Reforming Urban Laws in Africa

International award for ground-breaking urban law reform guide

Programme Type: Publishing Programme:

African Centre for Cities is pleased to announce that Adjunct Professor Stephen Berrisford was awarded the Dubai International Award for Best Practices (DIABP) in the category University Research Award on Legislation, Rules, Regulations & Governance Systems for Reforming Urban Laws in Africa: a practical guide which he wrote along with the late Patrick McAuslan.

Jointly awarded by the UN-Habitat and Dubai Municipality, the Award recognises outstanding initiatives that are making valuable contribution to sustainable urban development along the priority areas of the New Urban Agenda. A total of 524 entries from 89 countries were received for the Award in 2017 and 10 winners in 5 categories were awarded.

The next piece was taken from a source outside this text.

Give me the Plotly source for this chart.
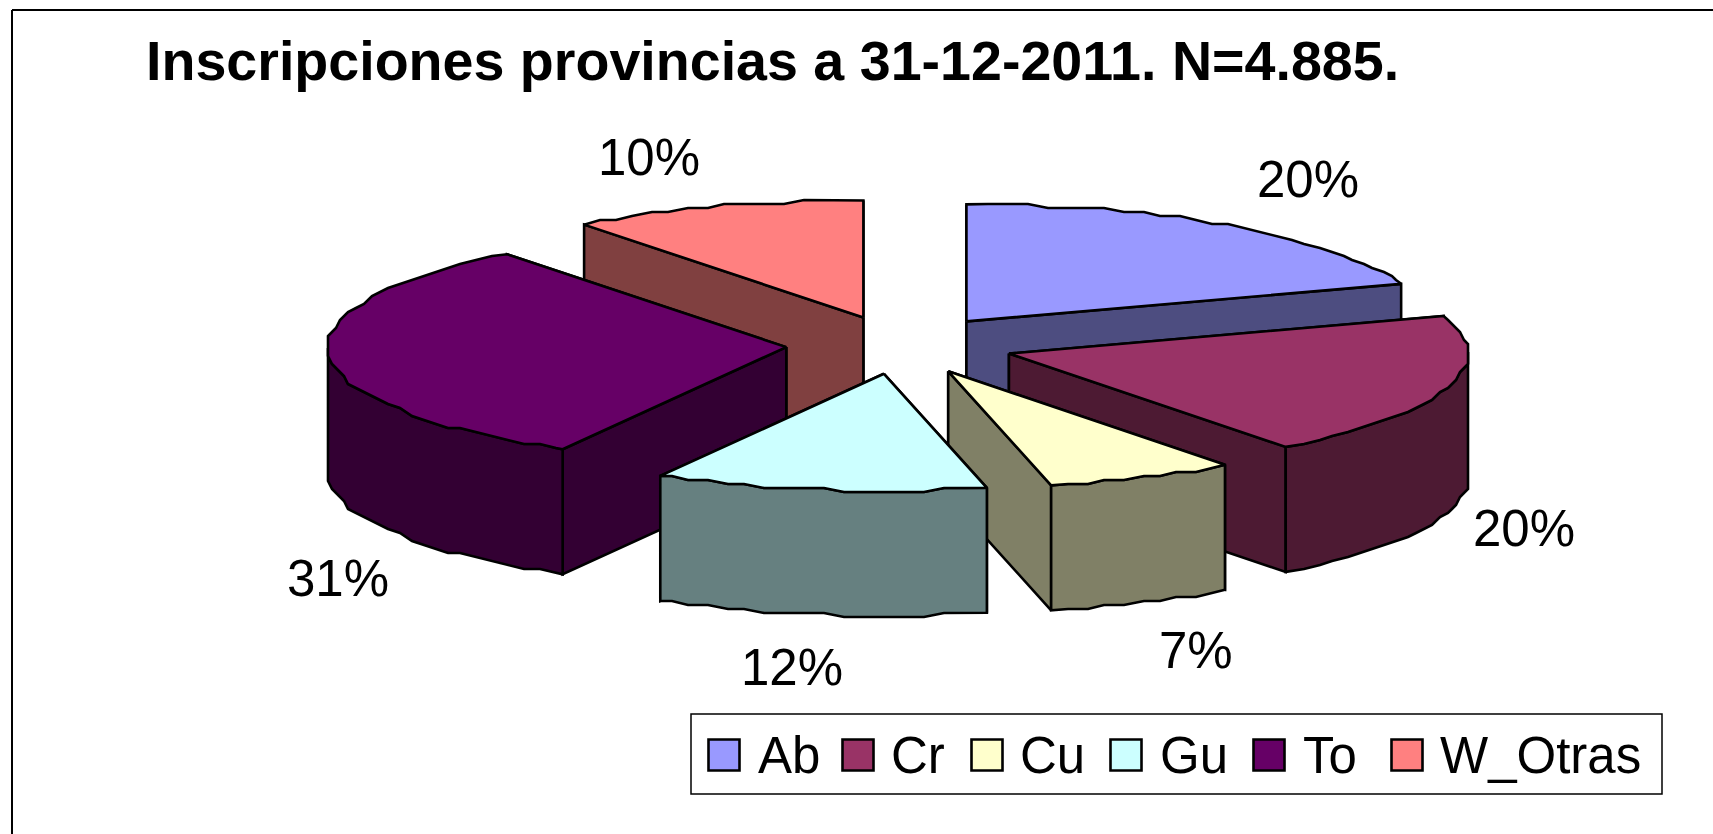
import numpy as np
import plotly.graph_objects as go

TITLE = "Inscripciones provincias a 31-12-2011. N=4.885."
categories = ["Ab", "Cr", "Cu", "Gu", "To", "W_Otras"]
percent_values = [19.8, 19.9, 6.7, 11.7, 31.49, 10.41]
top_colors = ["#9999FF", "#993366", "#FFFFCC", "#CCFFFF", "#660066", "#FF8080"]
side_colors = ["#4D4D80", "#4D1A33", "#808066", "#668080", "#330033", "#804040"]
label_text = ["20%", "20%", "7%", "12%", "31%", "10%"]
label_x = [1308, 1524, 1196, 792, 338, 649]
label_y = [179, 528, 650, 667, 578, 157]
legend_swatch_x = [724, 858, 987, 1126, 1269, 1407]
legend_text_x = [756, 889, 1018, 1158, 1301, 1438]
draw_order = [5, 0, 1, 2, 4, 3]

CX, CY, RX, RY, EXPLODE, DEPTH = 900, 345, 459, 117, 114, 125
QUANT = 4.0
STEP = 2.5

fractions = np.array(percent_values) / sum(percent_values)
ends = np.cumsum(fractions) * 360
starts = np.concatenate([[0], ends[:-1]])


def rim_point(apex, deg):
    r = np.radians(deg)
    return apex[0] + RX * np.sin(r), apex[1] - RY * np.cos(r)


def arc(apex, a, b):
    """Rim polyline with the stair-stepped wobble of the low-res original."""
    inner = np.arange(np.ceil(a / STEP), np.floor(b / STEP) + 1) * STEP
    inner = inner[(inner > a + 0.5) & (inner < b - 0.5)]
    degs = np.concatenate([[a], inner, [b]])
    xs, ys = rim_point(apex, degs)
    xs = np.round(xs / QUANT) * QUANT
    ys = np.round(ys / QUANT) * QUANT
    xs[0], ys[0] = rim_point(apex, a)
    xs[-1], ys[-1] = rim_point(apex, b)
    return degs, xs, ys


def poly(fig, xs, ys, color):
    xs, ys = list(xs), list(ys)
    fig.add_trace(go.Scatter(
        x=xs + [xs[0]], y=ys + [ys[0]], mode="lines", fill="toself",
        fillcolor=color, line=dict(color="black", width=2.6), hoverinfo="skip",
        showlegend=False))


fig = go.Figure()

for i in draw_order:
    a, b = starts[i], ends[i]
    mid = np.radians((a + b) / 2)
    apex = (CX + EXPLODE * np.sin(mid), CY - EXPLODE * np.cos(mid) * RY / RX)
    # radial faces: the one whose rim end is higher on the page goes first
    radials = sorted([a, b], key=lambda d: rim_point(apex, d)[1])
    for d in radials:
        rx_, ry_ = rim_point(apex, d)
        poly(fig, [apex[0], rx_, rx_, apex[0]],
             [apex[1], ry_, ry_ + DEPTH, apex[1] + DEPTH], side_colors[i])
    degs, xs, ys = arc(apex, a, b)
    # outer curved face, front half only, sharing the rim's own vertices
    front = (degs >= 90) & (degs <= 270)
    if front.sum() >= 2:
        fx, fy = xs[front], ys[front]
        poly(fig, np.concatenate([fx, fx[::-1]]),
             np.concatenate([fy, fy[::-1] + DEPTH]), side_colors[i])
    # top face
    poly(fig, np.concatenate([[apex[0]], xs]), np.concatenate([[apex[1]], ys]), top_colors[i])

# legend swatches
fig.add_trace(go.Scatter(
    x=legend_swatch_x, y=[755] * len(categories), mode="markers",
    marker=dict(symbol="square", size=31, color=top_colors,
                line=dict(color="black", width=2.6)),
    hoverinfo="skip", showlegend=False))

FONT = "Liberation Sans, Arial, sans-serif"
ann = [dict(x=772, y=61, text=f"<b>{TITLE}</b>", showarrow=False,
            font=dict(family=FONT, size=55.6, color="black"))]
for t, x, y in zip(label_text, label_x, label_y):
    ann.append(dict(x=x, y=y, text=t, showarrow=False,
                    font=dict(family=FONT, size=51, color="black")))
for t, x in zip(categories, legend_text_x):
    ann.append(dict(x=x, y=755, text=t, showarrow=False, xanchor="left",
                    font=dict(family=FONT, size=51, color="black")))

shapes = [
    dict(type="line", x0=12, y0=10, x1=1713, y1=10, line=dict(color="black", width=2)),
    dict(type="line", x0=12, y0=10, x1=12, y1=834, line=dict(color="black", width=2)),
    dict(type="rect", x0=691, y0=714, x1=1662, y1=794, line=dict(color="black", width=1.5)),
]

fig.update_layout(
    width=1713, height=834, margin=dict(l=0, r=0, t=0, b=0),
    paper_bgcolor="white", plot_bgcolor="white", showlegend=False,
    xaxis=dict(range=[0, 1713], visible=False, fixedrange=True),
    yaxis=dict(range=[834, 0], visible=False, fixedrange=True),
    annotations=ann, shapes=shapes)

fig.write_html("out.html", config={"displayModeBar": False},
               post_script="document.body.style.margin='0';document.documentElement.style.overflow='hidden';")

The Guide, a project initiated by (ACC) at the University of Cape Town in 2009, was designed and supported to address a wicked problem facing African cities: the laws used to manage, plan and govern these cities are out of date and ineffective, yet very difficult to replace or improve.

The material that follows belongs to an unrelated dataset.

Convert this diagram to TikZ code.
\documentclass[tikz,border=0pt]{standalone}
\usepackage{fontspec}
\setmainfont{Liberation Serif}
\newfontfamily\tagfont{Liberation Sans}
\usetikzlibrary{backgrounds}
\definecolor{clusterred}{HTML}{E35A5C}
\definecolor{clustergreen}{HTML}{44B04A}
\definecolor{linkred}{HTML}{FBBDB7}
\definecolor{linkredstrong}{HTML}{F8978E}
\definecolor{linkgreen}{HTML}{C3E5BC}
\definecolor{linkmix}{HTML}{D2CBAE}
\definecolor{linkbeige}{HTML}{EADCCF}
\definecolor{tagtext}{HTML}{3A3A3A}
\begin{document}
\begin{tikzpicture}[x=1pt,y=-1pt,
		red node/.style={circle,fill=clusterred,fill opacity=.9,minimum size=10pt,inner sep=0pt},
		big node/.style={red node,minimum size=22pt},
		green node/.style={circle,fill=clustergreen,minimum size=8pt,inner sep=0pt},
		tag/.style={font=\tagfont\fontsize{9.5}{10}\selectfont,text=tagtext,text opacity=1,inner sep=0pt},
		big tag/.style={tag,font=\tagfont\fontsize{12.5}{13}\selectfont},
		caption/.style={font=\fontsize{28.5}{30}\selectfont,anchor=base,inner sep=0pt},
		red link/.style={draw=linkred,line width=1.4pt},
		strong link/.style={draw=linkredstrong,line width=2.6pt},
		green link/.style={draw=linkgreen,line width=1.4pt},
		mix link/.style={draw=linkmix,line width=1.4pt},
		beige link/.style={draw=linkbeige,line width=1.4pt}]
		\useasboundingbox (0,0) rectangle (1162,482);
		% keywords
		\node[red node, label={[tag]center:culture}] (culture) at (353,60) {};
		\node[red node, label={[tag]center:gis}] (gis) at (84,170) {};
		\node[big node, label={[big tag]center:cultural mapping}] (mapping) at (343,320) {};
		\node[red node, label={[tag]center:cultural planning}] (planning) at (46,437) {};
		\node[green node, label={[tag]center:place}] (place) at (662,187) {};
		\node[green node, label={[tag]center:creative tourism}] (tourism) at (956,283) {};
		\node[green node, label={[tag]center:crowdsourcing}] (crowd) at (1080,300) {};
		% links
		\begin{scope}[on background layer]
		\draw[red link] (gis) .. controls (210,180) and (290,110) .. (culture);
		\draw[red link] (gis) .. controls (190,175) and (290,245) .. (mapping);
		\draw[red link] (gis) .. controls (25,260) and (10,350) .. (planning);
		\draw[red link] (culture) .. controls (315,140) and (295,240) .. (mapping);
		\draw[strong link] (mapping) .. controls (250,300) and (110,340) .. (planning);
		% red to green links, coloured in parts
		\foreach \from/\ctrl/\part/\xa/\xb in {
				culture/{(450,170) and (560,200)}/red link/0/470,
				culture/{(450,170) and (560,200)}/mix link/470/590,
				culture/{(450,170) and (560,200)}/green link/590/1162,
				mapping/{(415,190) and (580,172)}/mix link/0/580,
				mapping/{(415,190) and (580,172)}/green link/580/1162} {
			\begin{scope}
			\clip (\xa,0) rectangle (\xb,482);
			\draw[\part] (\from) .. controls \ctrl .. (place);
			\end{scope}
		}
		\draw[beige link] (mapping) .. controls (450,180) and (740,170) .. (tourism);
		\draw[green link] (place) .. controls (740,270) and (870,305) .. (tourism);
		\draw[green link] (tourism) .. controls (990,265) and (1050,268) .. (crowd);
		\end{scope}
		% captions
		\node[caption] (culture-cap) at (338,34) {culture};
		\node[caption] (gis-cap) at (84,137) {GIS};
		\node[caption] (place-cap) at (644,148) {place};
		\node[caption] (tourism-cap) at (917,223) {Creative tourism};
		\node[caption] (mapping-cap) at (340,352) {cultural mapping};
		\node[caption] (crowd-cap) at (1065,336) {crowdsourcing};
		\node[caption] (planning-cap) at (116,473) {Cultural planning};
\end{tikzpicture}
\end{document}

With the support of the Rockefeller Foundation the ACC has worked closely with the Association of African Planning Schools, to develop case materials on urban planning law reform as well as a model curriculum for teaching planning law in an African university.  This work was taken further, with Reforming Urban Laws in Africa: a practical guide.

The Guide is intended to provide practical advice to officials and consultants working on urban legal reform on how to manage law reform processes in a way that is more likely to produce effective results, drawing on the co-authors’ practical experience and many years of experience in urban legal reform in the region.

“The Guide responds to the widespread despair that urban legislation is not working in African cities and that the efforts of governments, donors and civil society to address this problem generally fail.  This results in a common lament – especially from lawyers – that ‘we have great laws and policies, but no implementation’,” says Berrisford. “The Guide takes this up as a challenge: maybe, if there’s no implementation or ineffective implementation of the laws we need to look at the laws themselves; maybe the laws are not written to take into account the actual context within which they will have to be implemented or the actual people who will be expected to comply with them?”

Berrisford argues that there are no silver bullets in terms of cleverly constructed legal instruments that will solve the governance and planning problems of African cities. However if more attention is paid to the law-making process – to the questions that are asked, the people consulted, the options considered – the chances increase strongly that more effective legislation will result.

A vital part of the project is putting the Guide in the right hands. Free printed as well as digital copies in both English and Portuguese are being distributed and a series of short video lectures by Stephen Berrisford discussing each of the major issues tackled in the Guide have been launched. The 13-part series is available in full on the dedicated YouTube channel and will be featured on the African Centre for Cities website on a weekly basis.

“Urban legal reform is an essential, but unglamorous, part of turning around the way that African cities are governed and planned. If we can’t run our cities in ways that are efficient, include people in decision-making, treat people fairly and drive economic growth then our economies cannot grow,” says Berrisford, who was thrilled to receive the award. “Urban legal reform on its own will never be sufficient to turn around the development path of African cites, but without it very few other improvements will be effective.”

“I hope that this recognition will encourage the use of the guide by people responsible for urban legal reforms in many African countries, and that it will help to build a community of practice around urban legal reform in the region that can then grow from strength to strength,” he says.